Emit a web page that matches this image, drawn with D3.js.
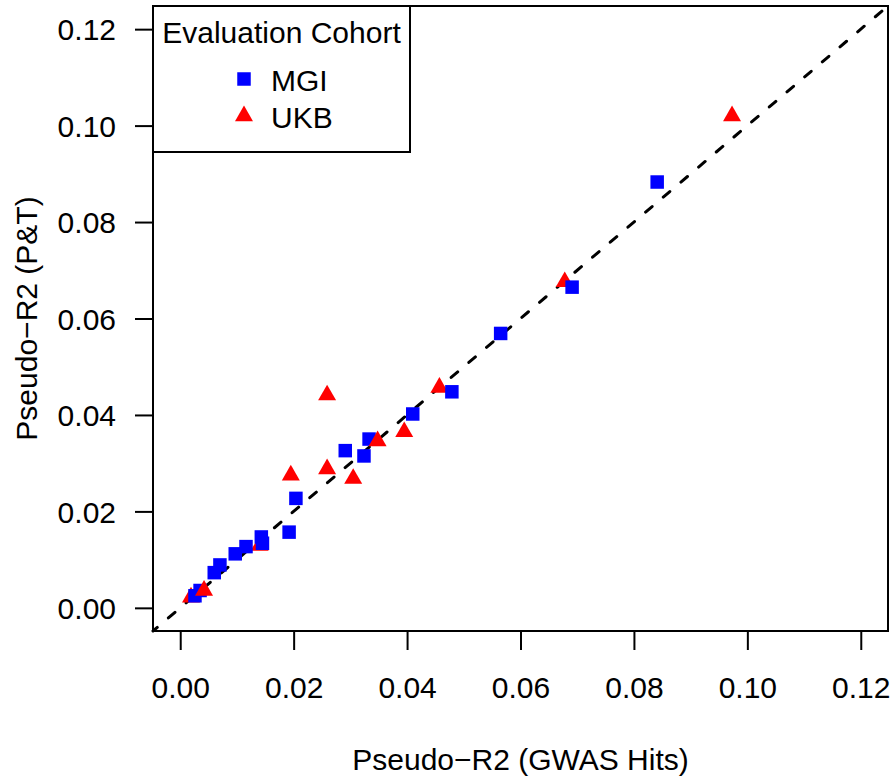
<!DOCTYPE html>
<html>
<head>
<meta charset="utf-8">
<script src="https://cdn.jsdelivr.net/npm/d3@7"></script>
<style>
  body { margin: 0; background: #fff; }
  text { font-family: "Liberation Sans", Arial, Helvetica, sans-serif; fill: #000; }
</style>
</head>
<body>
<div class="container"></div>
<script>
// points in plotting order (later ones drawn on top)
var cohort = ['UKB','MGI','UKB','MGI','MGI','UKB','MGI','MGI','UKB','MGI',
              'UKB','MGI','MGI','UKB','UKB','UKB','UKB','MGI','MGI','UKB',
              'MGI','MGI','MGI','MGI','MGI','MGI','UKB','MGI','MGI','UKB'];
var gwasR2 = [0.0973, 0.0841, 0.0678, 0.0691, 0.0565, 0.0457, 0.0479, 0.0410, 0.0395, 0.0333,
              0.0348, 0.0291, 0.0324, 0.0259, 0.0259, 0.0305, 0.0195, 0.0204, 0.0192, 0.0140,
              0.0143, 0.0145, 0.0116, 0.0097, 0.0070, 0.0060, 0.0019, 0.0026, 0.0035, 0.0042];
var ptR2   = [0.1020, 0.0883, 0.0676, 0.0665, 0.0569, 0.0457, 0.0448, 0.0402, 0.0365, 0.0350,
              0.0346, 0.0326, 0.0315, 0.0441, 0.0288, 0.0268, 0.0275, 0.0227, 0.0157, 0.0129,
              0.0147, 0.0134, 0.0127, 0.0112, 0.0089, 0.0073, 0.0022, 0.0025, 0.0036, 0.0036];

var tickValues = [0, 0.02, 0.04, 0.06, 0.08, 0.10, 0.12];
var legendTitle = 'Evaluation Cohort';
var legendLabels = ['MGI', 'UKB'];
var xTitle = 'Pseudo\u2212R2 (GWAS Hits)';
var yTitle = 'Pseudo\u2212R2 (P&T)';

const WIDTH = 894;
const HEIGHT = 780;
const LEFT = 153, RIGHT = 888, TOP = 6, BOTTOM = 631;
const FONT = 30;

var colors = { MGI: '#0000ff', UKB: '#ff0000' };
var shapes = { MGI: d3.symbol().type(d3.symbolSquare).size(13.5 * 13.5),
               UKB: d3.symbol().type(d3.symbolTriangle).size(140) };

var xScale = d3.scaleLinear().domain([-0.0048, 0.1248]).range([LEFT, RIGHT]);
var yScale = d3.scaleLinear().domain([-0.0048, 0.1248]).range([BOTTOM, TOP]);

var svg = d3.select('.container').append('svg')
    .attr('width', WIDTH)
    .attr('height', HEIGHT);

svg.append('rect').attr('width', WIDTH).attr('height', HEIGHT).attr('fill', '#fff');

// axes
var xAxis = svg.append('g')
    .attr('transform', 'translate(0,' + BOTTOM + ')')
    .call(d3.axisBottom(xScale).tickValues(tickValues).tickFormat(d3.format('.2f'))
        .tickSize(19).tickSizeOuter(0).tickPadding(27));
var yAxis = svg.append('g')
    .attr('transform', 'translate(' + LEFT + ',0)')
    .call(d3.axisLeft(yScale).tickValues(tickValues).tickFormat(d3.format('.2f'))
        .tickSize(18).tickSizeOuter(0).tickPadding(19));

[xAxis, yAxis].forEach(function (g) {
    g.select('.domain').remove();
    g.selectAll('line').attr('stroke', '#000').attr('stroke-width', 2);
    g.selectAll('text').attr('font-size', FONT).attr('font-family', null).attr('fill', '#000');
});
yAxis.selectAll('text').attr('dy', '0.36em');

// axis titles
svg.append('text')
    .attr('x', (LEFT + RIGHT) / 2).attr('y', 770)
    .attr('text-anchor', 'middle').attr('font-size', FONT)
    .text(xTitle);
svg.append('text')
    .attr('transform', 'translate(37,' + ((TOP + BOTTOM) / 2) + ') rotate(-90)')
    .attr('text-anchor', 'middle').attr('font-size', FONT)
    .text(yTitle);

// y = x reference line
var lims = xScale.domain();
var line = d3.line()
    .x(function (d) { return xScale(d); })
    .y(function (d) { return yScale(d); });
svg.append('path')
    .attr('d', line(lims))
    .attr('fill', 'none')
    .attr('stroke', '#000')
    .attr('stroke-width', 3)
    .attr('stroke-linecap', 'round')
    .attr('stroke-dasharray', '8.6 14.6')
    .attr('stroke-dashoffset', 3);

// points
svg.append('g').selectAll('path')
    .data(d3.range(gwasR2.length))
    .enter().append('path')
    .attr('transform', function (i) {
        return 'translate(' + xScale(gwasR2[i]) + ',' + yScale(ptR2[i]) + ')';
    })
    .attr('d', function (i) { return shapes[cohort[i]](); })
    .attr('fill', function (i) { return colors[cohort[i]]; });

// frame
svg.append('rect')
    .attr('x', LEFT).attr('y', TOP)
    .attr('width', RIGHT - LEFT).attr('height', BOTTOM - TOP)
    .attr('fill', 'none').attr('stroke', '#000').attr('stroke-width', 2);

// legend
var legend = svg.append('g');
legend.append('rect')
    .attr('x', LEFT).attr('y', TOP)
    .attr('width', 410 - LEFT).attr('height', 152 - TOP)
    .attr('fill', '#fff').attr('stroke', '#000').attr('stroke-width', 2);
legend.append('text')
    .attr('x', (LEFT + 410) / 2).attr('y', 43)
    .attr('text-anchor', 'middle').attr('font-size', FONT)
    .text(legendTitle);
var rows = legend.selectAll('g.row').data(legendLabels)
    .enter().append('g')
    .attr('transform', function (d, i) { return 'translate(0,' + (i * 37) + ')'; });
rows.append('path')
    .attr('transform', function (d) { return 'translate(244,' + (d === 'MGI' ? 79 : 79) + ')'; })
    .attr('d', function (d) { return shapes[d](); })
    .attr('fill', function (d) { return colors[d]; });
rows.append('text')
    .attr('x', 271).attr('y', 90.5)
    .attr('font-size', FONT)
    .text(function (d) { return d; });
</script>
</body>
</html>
============================================================
> **Exercise directions**: Print, exactly as written, the lines above from the first one to the one containing "const FONT = 30;". Leave out pictures.

> **Answer**:
Emit a web page that matches this image, drawn with D3.js.
<!DOCTYPE html>
<html>
<head>
<meta charset="utf-8">
<script src="https://cdn.jsdelivr.net/npm/d3@7"></script>
<style>
  body { margin: 0; background: #fff; }
  text { font-family: "Liberation Sans", Arial, Helvetica, sans-serif; fill: #000; }
</style>
</head>
<body>
<div class="container"></div>
<script>
// points in plotting order (later ones drawn on top)
var cohort = ['UKB','MGI','UKB','MGI','MGI','UKB','MGI','MGI','UKB','MGI',
              'UKB','MGI','MGI','UKB','UKB','UKB','UKB','MGI','MGI','UKB',
              'MGI','MGI','MGI','MGI','MGI','MGI','UKB','MGI','MGI','UKB'];
var gwasR2 = [0.0973, 0.0841, 0.0678, 0.0691, 0.0565, 0.0457, 0.0479, 0.0410, 0.0395, 0.0333,
              0.0348, 0.0291, 0.0324, 0.0259, 0.0259, 0.0305, 0.0195, 0.0204, 0.0192, 0.0140,
              0.0143, 0.0145, 0.0116, 0.0097, 0.0070, 0.0060, 0.0019, 0.0026, 0.0035, 0.0042];
var ptR2   = [0.1020, 0.0883, 0.0676, 0.0665, 0.0569, 0.0457, 0.0448, 0.0402, 0.0365, 0.0350,
              0.0346, 0.0326, 0.0315, 0.0441, 0.0288, 0.0268, 0.0275, 0.0227, 0.0157, 0.0129,
              0.0147, 0.0134, 0.0127, 0.0112, 0.0089, 0.0073, 0.0022, 0.0025, 0.0036, 0.0036];

var tickValues = [0, 0.02, 0.04, 0.06, 0.08, 0.10, 0.12];
var legendTitle = 'Evaluation Cohort';
var legendLabels = ['MGI', 'UKB'];
var xTitle = 'Pseudo\u2212R2 (GWAS Hits)';
var yTitle = 'Pseudo\u2212R2 (P&T)';

const WIDTH = 894;
const HEIGHT = 780;
const LEFT = 153, RIGHT = 888, TOP = 6, BOTTOM = 631;
const FONT = 30;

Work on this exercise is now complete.